Bayanihan

Bayanihan

People in today’s world are generally sociable and conscious of one another, however, there has been a noticeable trend towards increased selfishness and self-centeredness in society. Although it can be argued that a certain degree of selfishness is required in order to survive, this is not what is being discussed here. Most likely sparked by economic differences, there is an underlying notion that everyone is out solely for the benefit of themselves and their direct family. In the Filipino culture, Bayanihan is a core principle. Bayanihan is the helping of one’s neighbors as a community, which is why it is also commonly referred to as “the community spirit”. The idea behind Bayanihan is simply to lessen workloads to make jobs easier.

The best and most intriguing example of this aspect of their culture was displayed in rural areas of the Philippines, in which natives lived in traditional Fillipino houses known as ‘bahay-kubo’. These houses were very small, but a unique characteristic of them was the ability to lift and move the house with the use of wooden poles.
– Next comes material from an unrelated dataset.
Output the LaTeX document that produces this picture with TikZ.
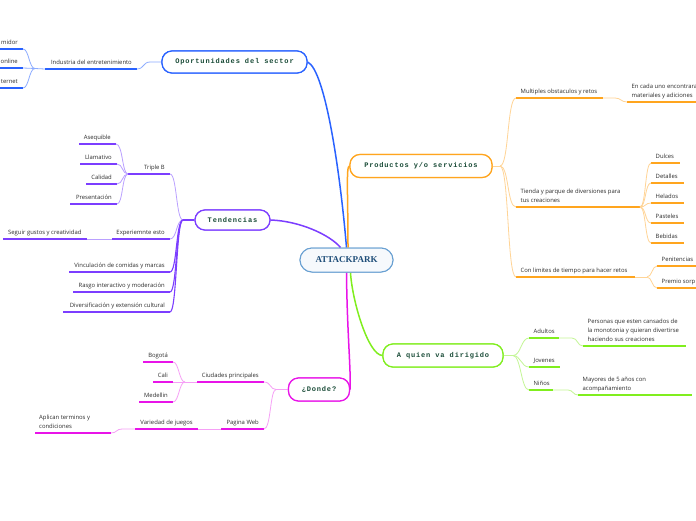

Obviously help was needed if one wished to move their house to a new location and this is where the act of Bayanihan was on full display. Able-bodied members of the community would gather to assist with the move, generally cheered on and supported by other members of the community that did not have the ability to physically participate. After the move was complete, small gatherings would form to both celebrate and socialize. While the act of moving houses may no longer be necessary, the underlying principle of Bayanihan, helping others without the expectation for something in return, still holds great value for society as a whole.